センター本試験 １９９５年度 第６問 問題
My son and I were trying to sell the house we had restored but in the barn attached to it there were bats and they wouldn’t leave. The barn was their home. They told us so in their own way. They hung there in the barn and seemed determined to stay for the season.
If we knocked lightly on the outside, muttering sounds would follow, as if the bats were angry. They seemed to be asking us to stop bothering them and not to replace that pane in the window through which they flew in and out.
“Don’t worry about it, Dad,” Patrick said. “They keep down the mosquitoes.”
Unfortunately they also kept the buyers away. When we had asked a person to sell the house for us he had refused to show it because of the bats. In truth, I sympathized. Who would want to share space with the cousins of Dracula?
“Bats are popular,” Patrick assured me. “They’re ecological.”
“Isn’t there a machine you can buy that produces high-frequency sounds to keep bats away?”
“I don’t know,” said Patrick. “But I like bats, and whoever buys this house will probably like them too.”
“Probably?” I hated that word. “How many bats are there, anyway?”
“I counted about 90 last night,” said Patrick. “They were dropping out from under the edge of the roof.”
“You mean there are more － outside?”
“They’re everywhere, Dad. But look at it this way. When the cold weather comes, they’ll be off to Mexico. Maybe in the spring we can seal them out. Don’t worry about it,” he said for the hundredth time. “It’s not a problem.”
The bat expert I called was even more enthusiastic than Patrick. “I think you’ve got a large number there,” he said in wonder. “I’ve been trying to attract bats to our house for 25 years! A single bat eats up his weight in mosquitoes and black flies three times every night. He flies in and out, eats, digests, and goes out for more. You’re a very lucky man.”
I offered to share my luck with him. He could take them away.

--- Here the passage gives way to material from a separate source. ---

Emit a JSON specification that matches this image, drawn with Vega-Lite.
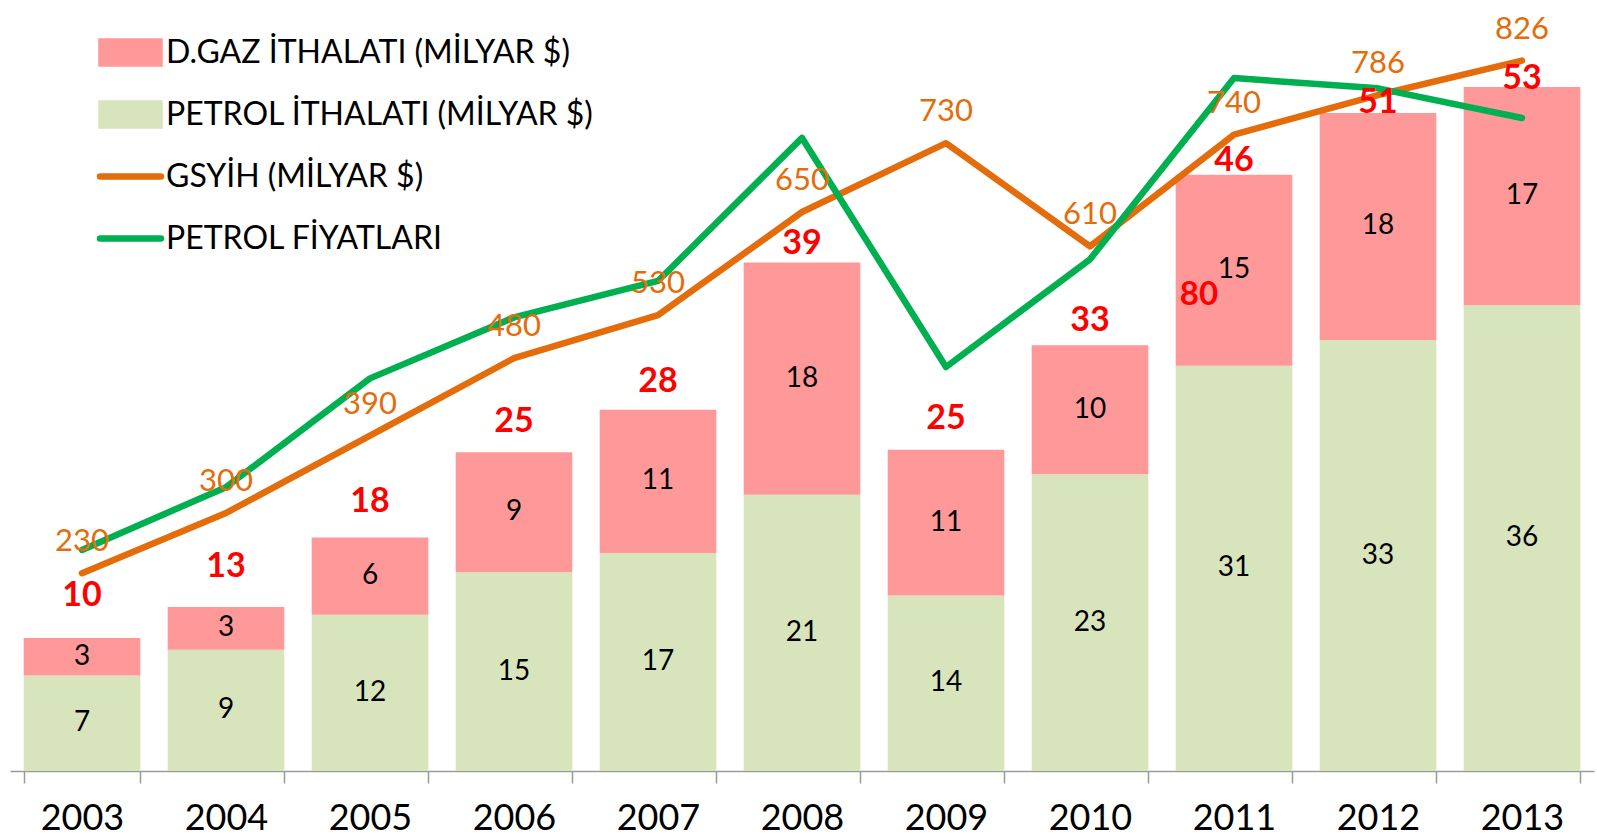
{
  "$schema": "https://vega.github.io/schema/vega-lite/v6.json",
  "width": 1584,
  "height": 771,
  "autosize": {"type": "none"},
  "padding": {"left": 10, "top": 0, "right": 3, "bottom": 67},
  "background": "white",
  "config": {"view": {"stroke": null}, "font": "Lato"},
  "datasets": {
    "ithalat": [
      {"year": "2003", "series": "PETROL İTHALATI (MİLYAR $)", "value": 7.4},
      {"year": "2003", "series": "D.GAZ İTHALATI (MİLYAR $)", "value": 2.9},
      {"year": "2004", "series": "PETROL İTHALATI (MİLYAR $)", "value": 9.4},
      {"year": "2004", "series": "D.GAZ İTHALATI (MİLYAR $)", "value": 3.3},
      {"year": "2005", "series": "PETROL İTHALATI (MİLYAR $)", "value": 12.1},
      {"year": "2005", "series": "D.GAZ İTHALATI (MİLYAR $)", "value": 6.0},
      {"year": "2006", "series": "PETROL İTHALATI (MİLYAR $)", "value": 15.4},
      {"year": "2006", "series": "D.GAZ İTHALATI (MİLYAR $)", "value": 9.3},
      {"year": "2007", "series": "PETROL İTHALATI (MİLYAR $)", "value": 16.9},
      {"year": "2007", "series": "D.GAZ İTHALATI (MİLYAR $)", "value": 11.1},
      {"year": "2008", "series": "PETROL İTHALATI (MİLYAR $)", "value": 21.4},
      {"year": "2008", "series": "D.GAZ İTHALATI (MİLYAR $)", "value": 18.0},
      {"year": "2009", "series": "PETROL İTHALATI (MİLYAR $)", "value": 13.6},
      {"year": "2009", "series": "D.GAZ İTHALATI (MİLYAR $)", "value": 11.3},
      {"year": "2010", "series": "PETROL İTHALATI (MİLYAR $)", "value": 23.0},
      {"year": "2010", "series": "D.GAZ İTHALATI (MİLYAR $)", "value": 10.0},
      {"year": "2011", "series": "PETROL İTHALATI (MİLYAR $)", "value": 31.4},
      {"year": "2011", "series": "D.GAZ İTHALATI (MİLYAR $)", "value": 14.8},
      {"year": "2012", "series": "PETROL İTHALATI (MİLYAR $)", "value": 33.4},
      {"year": "2012", "series": "D.GAZ İTHALATI (MİLYAR $)", "value": 17.6},
      {"year": "2013", "series": "PETROL İTHALATI (MİLYAR $)", "value": 36.1},
      {"year": "2013", "series": "D.GAZ İTHALATI (MİLYAR $)", "value": 16.9}
    ],
    "gsyih": [
      {"year": "2003", "series": "GSYİH (MİLYAR $)", "value": 230},
      {"year": "2004", "series": "GSYİH (MİLYAR $)", "value": 300},
      {"year": "2005", "series": "GSYİH (MİLYAR $)", "value": 390},
      {"year": "2006", "series": "GSYİH (MİLYAR $)", "value": 480},
      {"year": "2007", "series": "GSYİH (MİLYAR $)", "value": 530},
      {"year": "2008", "series": "GSYİH (MİLYAR $)", "value": 650},
      {"year": "2009", "series": "GSYİH (MİLYAR $)", "value": 730},
      {"year": "2010", "series": "GSYİH (MİLYAR $)", "value": 610},
      {"year": "2011", "series": "GSYİH (MİLYAR $)", "value": 740},
      {"year": "2012", "series": "GSYİH (MİLYAR $)", "value": 786},
      {"year": "2013", "series": "GSYİH (MİLYAR $)", "value": 826}
    ],
    "fiyat": [
      {"year": "2003", "series": "PETROL FİYATLARI", "value": 28.6},
      {"year": "2004", "series": "PETROL FİYATLARI", "value": 39.6},
      {"year": "2005", "series": "PETROL FİYATLARI", "value": 58.7},
      {"year": "2006", "series": "PETROL FİYATLARI", "value": 69.4},
      {"year": "2007", "series": "PETROL FİYATLARI", "value": 75.8},
      {"year": "2008", "series": "PETROL FİYATLARI", "value": 100.9},
      {"year": "2009", "series": "PETROL FİYATLARI", "value": 60.7},
      {"year": "2010", "series": "PETROL FİYATLARI", "value": 79.6},
      {"year": "2011", "series": "PETROL FİYATLARI", "value": 111.4},
      {"year": "2012", "series": "PETROL FİYATLARI", "value": 109.6},
      {"year": "2013", "series": "PETROL FİYATLARI", "value": 104.4}
    ]
  },
  "encoding": {
    "x": {
      "field": "year",
      "type": "ordinal",
      "scale": {"paddingInner": 0.19, "paddingOuter": 0.095},
      "axis": {
        "title": null,
        "tickBand": "extent",
        "domainColor": "#9a9a9a",
        "domainWidth": 1.5,
        "tickColor": "#9a9a9a",
        "tickWidth": 1.5,
        "tickSize": 12,
        "labelFont": "Lato",
        "labelFontSize": 36,
        "labelColor": "#000000",
        "labelAngle": 0,
        "labelPadding": 18,
        "labelBaseline": "top"
      }
    }
  },
  "layer": [
    {
      "data": {"name": "ithalat"},
      "mark": {"type": "bar"},
      "encoding": {
        "y": {"field": "value", "type": "quantitative", "stack": "zero", "scale": {"domain": [0, 59.75], "nice": false}, "axis": null},
        "color": {
          "field": "series",
          "type": "nominal",
          "scale": {
            "domain": ["D.GAZ İTHALATI (MİLYAR $)", "PETROL İTHALATI (MİLYAR $)", "GSYİH (MİLYAR $)", "PETROL FİYATLARI"],
            "range": ["#FF9999", "#D8E4BC", "#E46C0A", "#00B050"]
          },
          "legend": {
            "title": null,
            "orient": "none",
            "legendX": 88,
            "legendY": 20,
            "padding": 0,
            "gridAlign": "all",
            "symbolSize": 3364,
            "symbolType": "M-1,-0.38H1V0.38H-1Z",
            "labelFont": "Lato",
            "labelFontSize": 32,
            "labelColor": "#000000",
            "labelLimit": 800,
            "labelOffset": 3,
            "rowPadding": 5,
            "encode": {
              "symbols": {
                "update": {
                  "shape": {"signal": "(datum.value == 'GSYİH (MİLYAR $)' || datum.value == 'PETROL FİYATLARI') ? 'M-1.05,0H1.05' : 'M-1,-0.38H1V0.38H-1Z'"},
                  "fill": {"signal": "(datum.value == 'GSYİH (MİLYAR $)' || datum.value == 'PETROL FİYATLARI') ? 'transparent' : scale('color', datum.value)"},
                  "stroke": {"signal": "(datum.value == 'GSYİH (MİLYAR $)' || datum.value == 'PETROL FİYATLARI') ? scale('color', datum.value) : 'transparent'"},
                  "strokeWidth": {"value": 6.5},
                  "strokeCap": {"value": "round"},
                  "opacity": {"value": 1},
                  "fillOpacity": {"value": 1},
                  "strokeOpacity": {"value": 1}
                }
              }
            }
          }
        },
        "order": {"field": "series", "sort": "descending"}
      }
    },
    {
      "data": {"name": "ithalat"},
      "mark": {"type": "text", "font": "Lato", "fontSize": 28, "color": "#000000", "baseline": "middle"},
      "encoding": {
        "y": {"field": "value", "type": "quantitative", "stack": "zero", "bandPosition": 0.5, "scale": {"domain": [0, 59.75], "nice": false}, "axis": null},
        "text": {"field": "value", "type": "quantitative", "format": ".0f"},
        "detail": {"field": "series"},
        "order": {"field": "series", "sort": "descending"}
      }
    },
    {
      "data": {"name": "gsyih"},
      "mark": {"type": "line", "strokeWidth": 6.5, "strokeCap": "round", "strokeJoin": "round"},
      "encoding": {
        "y": {"field": "value", "type": "quantitative", "scale": {"domain": [0, 896.5], "nice": false}, "axis": null},
        "color": {"field": "series", "type": "nominal"}
      }
    },
    {
      "data": {"name": "fiyat"},
      "mark": {"type": "line", "strokeWidth": 6.5, "strokeCap": "round", "strokeJoin": "round"},
      "encoding": {
        "y": {"field": "value", "type": "quantitative", "scale": {"domain": [-10.2, 125.1], "nice": false, "zero": false}, "axis": null},
        "color": {"field": "series", "type": "nominal"}
      }
    },
    {
      "data": {"name": "gsyih"},
      "mark": {"type": "text", "font": "Lato", "fontSize": 31, "color": "#E46C0A", "baseline": "middle", "dy": -31},
      "encoding": {
        "y": {"field": "value", "type": "quantitative", "scale": {"domain": [0, 896.5], "nice": false}, "axis": null},
        "text": {"field": "value", "type": "quantitative", "format": ".0f"}
      }
    },
    {
      "data": {"name": "ithalat"},
      "transform": [{"aggregate": [{"op": "sum", "field": "value", "as": "total"}], "groupby": ["year"]}],
      "mark": {"type": "text", "font": "Lato", "fontSize": 34, "fontWeight": "bold", "color": "#FF0000", "baseline": "alphabetic"},
      "encoding": {
        "y": {"field": "total", "type": "quantitative", "scale": {"domain": [-3.28, 60.34], "nice": false, "zero": false}, "axis": null},
        "text": {"field": "total", "type": "quantitative", "format": ".0f"}
      }
    },
    {
      "data": {"name": "fiyat"},
      "transform": [{"filter": "datum.year == '2010'"}],
      "mark": {"type": "text", "font": "Lato", "fontSize": 33, "fontWeight": "bold", "color": "#FF0000", "baseline": "middle", "dx": 109, "dy": 36},
      "encoding": {
        "y": {"field": "value", "type": "quantitative", "scale": {"domain": [-10.2, 125.1], "nice": false, "zero": false}, "axis": null},
        "text": {"field": "value", "type": "quantitative", "format": ".0f"}
      }
    }
  ],
  "resolve": {"scale": {"y": "independent"}}
}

“Bats have a remarkable homing instinct,” he said. “They’d fly straight back even if I transported them 100 miles. Once they have settled, you can’t stop them from coming back.” I was silent. As if to reassure me, he continued, “You may have one of the few groups of bats left around here. They’re in danger of dying out.” Once more he said, “You’re a lucky man.”
I was not sure whether to take pride in my good fortune. If a possible buyer, noticing the barn floor dirty with bat droppings, said, “Oh, I see you have mice,” I would just smile and nod my head. I might have said, “Actually, those are from the bats. We’re lucky, you know. We’ve got a large group of bats. Right here. Thousands of them. More every year, and they keep coming back. They are of great value. Each one eats about a thousand insects a night. I’ll show you some. The babies are really cute.” I might have said all that, but who would be listening?
Finally we managed to rent the house to a young family, who were also interested in buying it.
“What about the bats?” I said to Patrick.
“Oh, they love the bats,” he said. “No mosquitoes. No black flies. It’s one of the things that attracted them.”
“Do you think they will really buy the house?”
“Probably? Well, if they do, I suppose I’ll have to admit that I was wrong.”
“You mean you’re going to eat your words?”
“Yes, I am.”
問１ What was the problem the author had with his house?
① Bats were living in the barn and wouldn’t go away.
② The author and his son couldn’t sleep well because of the muttering sounds.
③ The author and his son might not to be able to stay for the season.
④ The house was still badly in need of repair.
問２ What did Patrick suggest the author should do to stop the bats living in the barn?
① He should buy a high-frequency machine.
② He should move them one hundred miles away.
③ He should reduce the number of mosquitoes.
④ He should seal the barn in the spring.
問３ Why did the author fall silent when he talked with the bat specialist?
① He felt reassured about the situation.
② He found out that it would be impossible to remove the bats.
③ He learned that he would be able to share his luck with the expert.
④ He liked the advice given by the expert.
問４ What happened regarding the house in the end?
① Some people agreed to rent the house.
② The author failed to find anybody who wanted to live in the house.
③ The bat expert made the decision to buy the house.
④ The bats left the house for Mexico in the spring.
問５ Why did the author think he might have to “eat his words”?
① He felt sorry for the bats.
② He might be mistaken about being unable to sell the house.
③ He realized he might be wrong about the bats’ behavior.
④ He was happy about selling the house.
① Most of the bats were living inside the author’s house.
② The muttering sounds showed that the bats were fighting each other.
③ It seemed that the bats were asking to be left alone.
④ The person asked by the author to sell the house wouldn’t invite anyone to see it.
⑤ The author hated the word “probably” because it might mean that no one would buy the house.
⑥ Patrick managed to figure out the exact number of bats.
⑦ The bat expert was disappointed when he saw the house.
⑧ The author was worried about the mouse droppings.
⑨ A retired couple were going to move in soon.
⓪ Patrick and the bat expert had similar attitudes toward the bats.